Re: [RFC PATCH for 4.18] rseq: use __u64 for rseq_cs fields, validate user inputs
From: Heiko Carstens
Date: Tue Jul 03 2018 - 05:17:49 EST
On Tue, Jul 03, 2018 at 10:55:46AM +0200, Heiko Carstens wrote:
> > > > We're piece-wise enabling rseq across architectures anyway, and when the
> > > > relevant maintains do this, they can have a look at their
> > > > {get,put}_user() implementations and fix them.
> > > >
> > > > If you rely on get_user(u64) working, that means microblaze is already
> > > > broken, but I suppose it already was, since their rseq enablement patch
> > > > is extremely dodgy. Michal?
> > >
> > > s390 uses the mvcos instruction to implement get_user(). That instruction
> > > is not defined to be atomic, but may copy bytes piecemeal.. I had the
> > > impression that the rseq fields are supposed to be updated within the
> > > context of a single thread (user + kernel space).
> > >
> > > However if another user space thread is allowed to do this as well, then
> > > the get_user() approach won't fly on s390.
> > >
> > > That leaves the question: does it even make sense for a thread to update
> > > the rseq structure of a different thread?
> >
> > The problem is interrupts; we need interrupts on the CPU doing the store
> > to observe either the old or the new value, not a mix.
> >
> > If mvcos does not guarantee that, we're having problems. Is there a
> > reason get_user() cannot use a 'regular' load?
>
> Well, that's single instruction semantics.
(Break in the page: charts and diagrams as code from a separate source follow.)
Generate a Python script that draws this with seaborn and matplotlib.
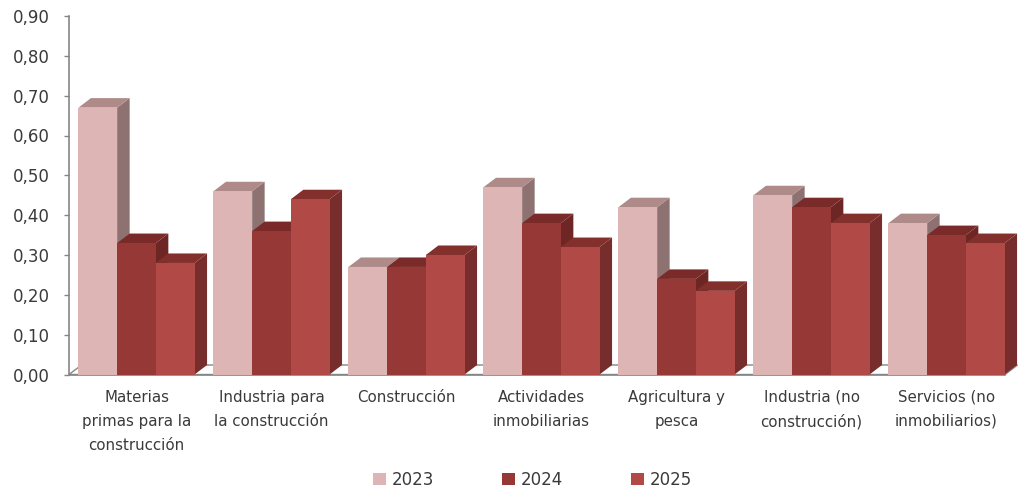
import matplotlib
matplotlib.use("Agg")
import matplotlib.pyplot as plt
from matplotlib.patches import Polygon, Patch
import pandas as pd
import seaborn as sns

categories = [
    "Materias\nprimas para la\nconstrucción",
    "Industria para\nla construcción",
    "Construcción",
    "Actividades\ninmobiliarias",
    "Agricultura y\npesca",
    "Industria (no\nconstrucción)",
    "Servicios (no\ninmobiliarios)",
]
years = ["2023", "2024", "2025"]
values_2023 = [0.67, 0.46, 0.27, 0.47, 0.42, 0.45, 0.38]
values_2024 = [0.33, 0.36, 0.27, 0.38, 0.24, 0.42, 0.35]
values_2025 = [0.28, 0.44, 0.30, 0.32, 0.21, 0.38, 0.33]
y_ticks = [0.0, 0.1, 0.2, 0.3, 0.4, 0.5, 0.6, 0.7, 0.8, 0.9]
y_tick_labels = ["0,00", "0,10", "0,20", "0,30", "0,40", "0,50", "0,60", "0,70", "0,80", "0,90"]

face_colors = ["#DDB5B5", "#953836", "#B14A46"]
side_colors = ["#8E7272", "#6E2624", "#762D2B"]
top_colors = ["#AE8A89", "#7A2B29", "#832F2C"]
axis_color = "#868686"
text_color = "#3A3A3A"

W, H = 1019, 491
sns.set_theme(style="white")
plt.rcParams["font.family"] = ["DejaVu Sans"]

fig = plt.figure(figsize=(W / 100, H / 100), dpi=100, facecolor="white")
ax = fig.add_axes([69 / W, 1 - 374.5 / H, 945 / W, 358.5 / H])

frame = pd.DataFrame({
    "categoria": categories * 3,
    "anio": [y for y in years for _ in categories],
    "valor": values_2023 + values_2024 + values_2025,
})
sns.barplot(data=frame, x="categoria", y="valor", hue="anio", order=categories,
            hue_order=years, palette=face_colors, saturation=1, width=0.86, gap=0,
            ax=ax, legend=False, linewidth=0)

ax.set_xlim(-0.5, 6.5)
ax.set_ylim(0, 0.9)

# Oblique depth of the pseudo-3D columns, expressed in axis units
depth_x = 12.5 / (945 / 7)
depth_y = 9.5 / (358.5 / 0.9)
floor_end = 6.5 - 9 / 135

# Floor of the chart, behind the columns
ax.add_patch(Polygon([(-0.5, 0), (-0.5 + depth_x, depth_y), (floor_end + depth_x, depth_y), (floor_end, 0)],
                     closed=True, facecolor="white", edgecolor=axis_color, linewidth=1.0,
                     zorder=1, clip_on=False))

for group in range(len(categories)):
    for s, container in enumerate(ax.containers):
        bar = container.patches[group]
        x0, w, h = bar.get_x(), bar.get_width(), bar.get_height()
        z = 3 + group * 3 + s * 0.9
        ax.add_patch(Polygon([(x0 + w, 0), (x0 + w + depth_x, depth_y),
                              (x0 + w + depth_x, h + depth_y), (x0 + w, h)],
                             closed=True, facecolor=side_colors[s], linewidth=0, zorder=z,
                             clip_on=False))
        ax.add_patch(Polygon([(x0, h), (x0 + depth_x, h + depth_y),
                              (x0 + w + depth_x, h + depth_y), (x0 + w, h)],
                             closed=True, facecolor=top_colors[s], linewidth=0, zorder=z + 0.1,
                             clip_on=False))
        bar.set_zorder(z + 0.2)

for name in ("top", "right"):
    ax.spines[name].set_visible(False)
for name in ("left", "bottom"):
    ax.spines[name].set_color(axis_color)
    ax.spines[name].set_linewidth(1.2)
    ax.spines[name].set_zorder(2)
ax.spines["bottom"].set_bounds(-0.5, floor_end)

ax.set_xlabel("")
ax.set_ylabel("")
ax.set_yticks(y_ticks, labels=y_tick_labels)
ax.set_xticks(range(len(categories)), labels=categories)
ax.tick_params(axis="y", which="major", left=True, length=3.6, width=1.0, color=axis_color,
               labelsize=12, labelcolor=text_color, pad=10.5)
ax.tick_params(axis="x", bottom=False, labelsize=10.8, labelcolor=text_color, pad=5)
for label in ax.get_xticklabels():
    label.set_linespacing(1.75)
    label.set_verticalalignment("top")

handles = [Patch(facecolor=c, edgecolor="none", label=y) for c, y in zip(face_colors, years)]
fig.legend(handles=handles, loc="center", bbox_to_anchor=(532.5 / W, 1 - 480 / H), ncols=3,
           frameon=False, fontsize=12, labelcolor=text_color, handlelength=0.78,
           handleheight=0.78, handletextpad=0.36, columnspacing=4.06, borderpad=0)

fig.savefig("out.png", dpi=100, facecolor="white")
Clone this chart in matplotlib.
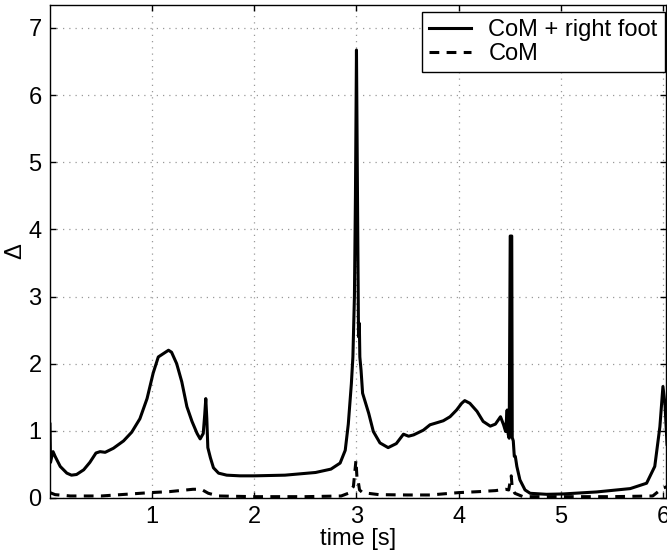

This is something we actually
> can guarantee, since the mvcos instruction itself won't be interrupted and
> copies all 1/2/4/8 bytes in a row.
>
> So we are talking about that single instructions are required and not
> atomic accesses?
And to answer also your question: we don't use a regular load, since we
would have to use 'sacf' construct surrounding the load instruction which
would be much slower.
We have something like that implemented for the futex atomic ops, and we
could also implement something like that for this use case
(e.g. get_user_atomic()), if really needed.